** START OF Given data **

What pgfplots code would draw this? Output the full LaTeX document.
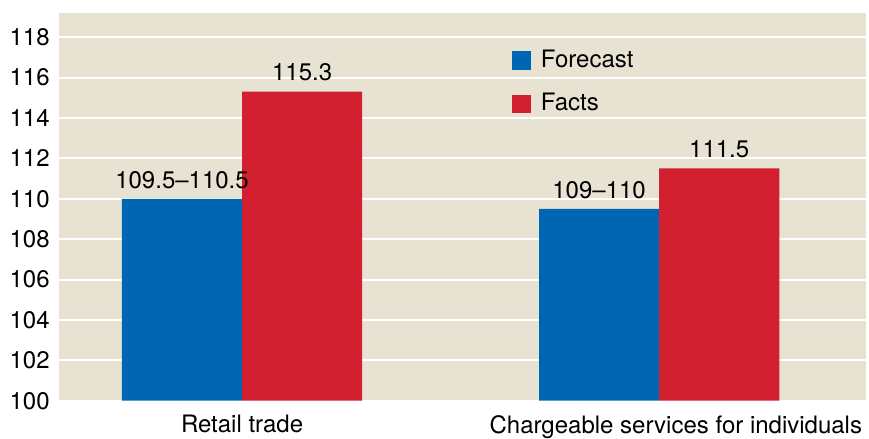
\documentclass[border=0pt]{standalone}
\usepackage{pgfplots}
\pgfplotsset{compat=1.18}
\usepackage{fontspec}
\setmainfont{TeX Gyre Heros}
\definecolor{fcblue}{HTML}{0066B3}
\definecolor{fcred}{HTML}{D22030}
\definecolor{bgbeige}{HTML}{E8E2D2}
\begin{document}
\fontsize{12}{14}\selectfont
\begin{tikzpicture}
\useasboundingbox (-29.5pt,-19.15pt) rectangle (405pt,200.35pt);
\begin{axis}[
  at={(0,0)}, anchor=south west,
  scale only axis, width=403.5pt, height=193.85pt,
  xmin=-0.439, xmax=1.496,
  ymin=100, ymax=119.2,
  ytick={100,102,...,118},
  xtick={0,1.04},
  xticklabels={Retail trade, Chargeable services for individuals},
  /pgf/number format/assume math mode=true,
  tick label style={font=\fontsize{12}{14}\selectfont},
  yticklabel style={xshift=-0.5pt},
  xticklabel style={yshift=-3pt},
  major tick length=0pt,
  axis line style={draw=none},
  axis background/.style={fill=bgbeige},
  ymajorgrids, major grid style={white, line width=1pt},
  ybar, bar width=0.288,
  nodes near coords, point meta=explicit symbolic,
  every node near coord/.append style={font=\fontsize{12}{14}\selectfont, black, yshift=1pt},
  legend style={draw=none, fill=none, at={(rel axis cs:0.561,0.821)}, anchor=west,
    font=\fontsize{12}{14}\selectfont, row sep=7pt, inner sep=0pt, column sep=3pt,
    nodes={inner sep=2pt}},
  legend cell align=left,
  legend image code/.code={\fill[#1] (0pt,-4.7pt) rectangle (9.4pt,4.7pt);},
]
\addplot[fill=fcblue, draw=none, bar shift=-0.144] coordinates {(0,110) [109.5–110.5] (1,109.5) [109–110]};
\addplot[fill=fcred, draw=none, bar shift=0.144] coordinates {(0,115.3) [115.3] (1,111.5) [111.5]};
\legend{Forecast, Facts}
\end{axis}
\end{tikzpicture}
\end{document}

** END OF Given data **

- [What you are asked to do] Every line in the data above that contains "code" needs to be copied.

- [Result of this exercise]
What pgfplots code would draw this? Output the full LaTeX document.
  legend image code/.code={\fill[#1] (0pt,-4.7pt) rectangle (9.4pt,4.7pt);},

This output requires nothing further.